Verse-by-Verse Preaching: Why Not?

Preaching through a passage verse-by-verse seems to fit with a high view of Scripture, so why shouldn’t we settle for that as a preaching approach?

This is an important question.  After all, many people equate expository preaching with a verse-by-verse approach.  But there are some differences.  As I offer some counter points from a genuine expository perspective, please bear in mind that we may still take an apparently verse-by-verse approach at times in our preaching.  Nonetheless, these thoughts need to be kept in mind:

1. Verse-by-verse preaching can flatten out inspired texts and fall into a running commentary approach.  That is, a verse is an artificial division of the text.  The real division is the natural unit of thought that the author was seeking to communicate.  In a Psalm this might be the strophe, or the parallelism, not to mention the psalm as a whole.  In an epistle it would be a paragraph.  As preachers we need to communicate the thoughts intended by the author, which may not happen if we treat each verse as a unit of thought.

2. Verse-by-verse preaching can treat the text as a data source, rather than honouring its intended function.  Following on from number 1 above, when verses are treated as micro-units, then there is a temptation to view the text as a collection of data to be mined for interesting snippets.  This is very different than honouring every detail as part of the whole communication effort.  Every detail matters, but we need to communicate the “distilled thought” of the whole unit, as opposed to selecting highlights from a flattened text.

3. Verse-by-verse preaching can lose sight of the inspired genre and form of a text.  This may be restating the same thought from a different angle, but it is important.  God didn’t just inspire the meaning of the text.  We have to take the genre and form as vehicles in which that meaning is conveyed.  Consequently we must read a poem as if it were a poem, and a section of discourse as exactly that.  It does not help to preach a Psalm and a prophecy and a narrative and an epistle in the same way.

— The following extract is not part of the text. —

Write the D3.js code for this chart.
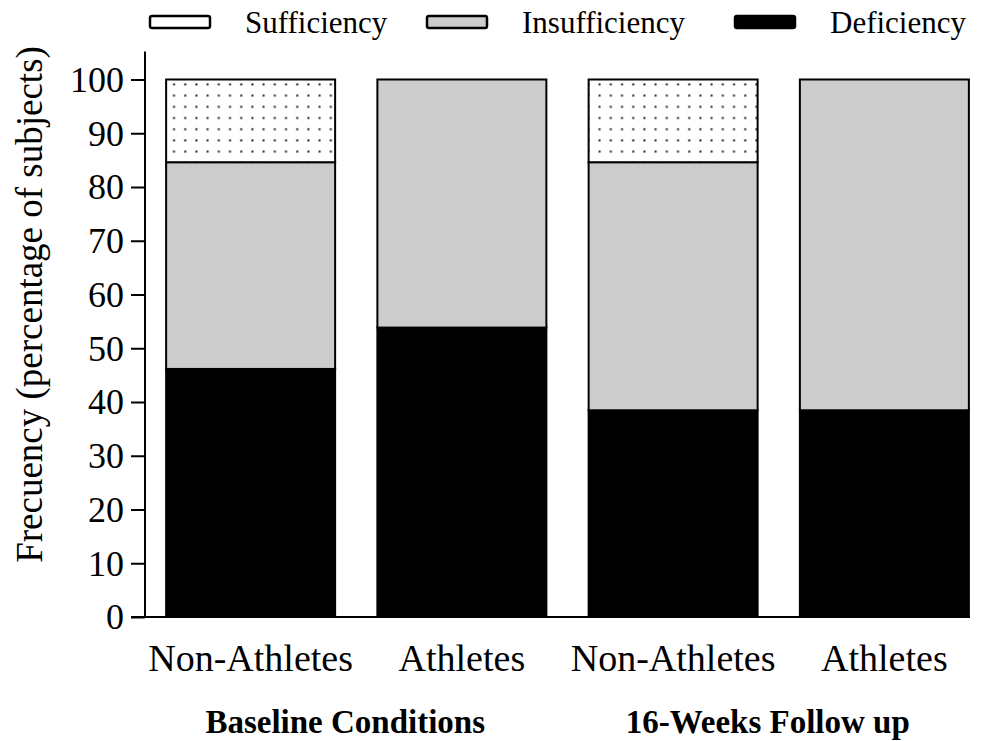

4. Verse-by-verse preaching can lose tension and emotion from a passage.  Not only does it tend toward treating verses as data banks, it can also flatten the emotive force of a passage.  There is often a tension to be felt, or a resolution to be experienced.  Verse-by-verse preaching easily can lose sight of such realities.

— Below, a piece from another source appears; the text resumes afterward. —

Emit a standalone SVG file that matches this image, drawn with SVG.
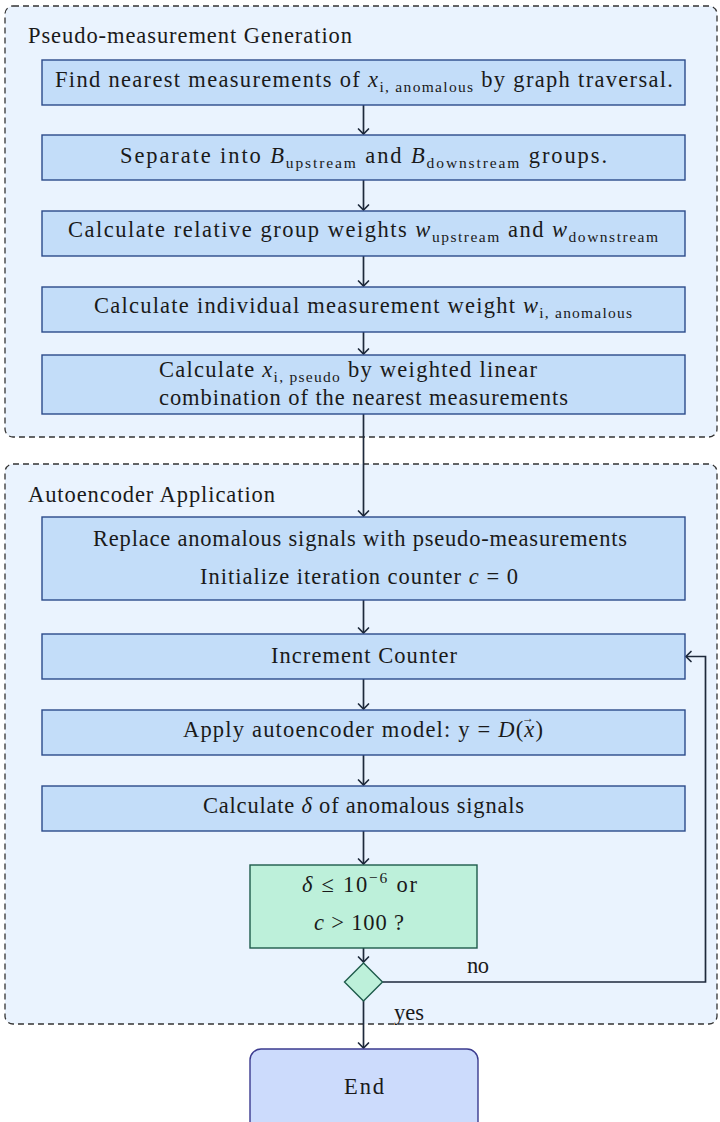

Submitted via comment, thanks David: 5. Verse-by-verse preaching tends to reinforce the tendency of many believers to focus on “proof” or “key” verses, rather than learning the argument of the author. Context can be lost and, ultimately, verses come to mean something other than they were meant to.

Bottom line.  For some preachers, a verse-by-verse approach would help increase their biblical content and focus.  However, a strict verse-by-verse approach doesn’t inherently recognize that while every verse is fully inspired, not every verse is created equal.

5 thoughts on “Verse-by-Verse Preaching: Why Not?

  1. Can I add a fifth problem?

    5. Verse-by-verse preaching tends to reinforce the tendency of many believers to focus on “proof” or “key” verses, rather than learning the argument of the author. Context can be lost (a key in much of what you say above) and, ultimately, verses come to mean something other than they were meant to.

  2. I suppose verse-by-verse exposition, like any methodology,needs mastery for it to be put to beneficial use. It has to be predicated on what you have called somewhere, a heartfelt hermeneutics. It must not be absolutized. I find textual faithfulness easier to maintain through verse-by-verse exposition. No diet sermonette possible here!

    • Just a thought regarding diet sermonettes … maybe this is worth a post. It seems to me that there are micro-sermons that contain almost nothing and tend to get disparaged as diet sermonettes. However, there are also sermons with plenty of content, padding, information, etc., but in terms of the diet of the listeners, bulk doesn’t equate to nutrition. Perhaps there should be a label of Junk Food High Calorie Sermons. These are possible with a verse-by-verse approach. My suggestion is not to dismiss verse-by-verse approaches altogether, but to recognize that such an approach is no guarantee of textual faithfulness. After all, the meaning of a passage is to be determined in its unit of thought, its context and its function as a whole passage. Simply looking at and commenting on every verse can lead to all sorts of misemphasis, digressions, etc. Thanks for engaging the site!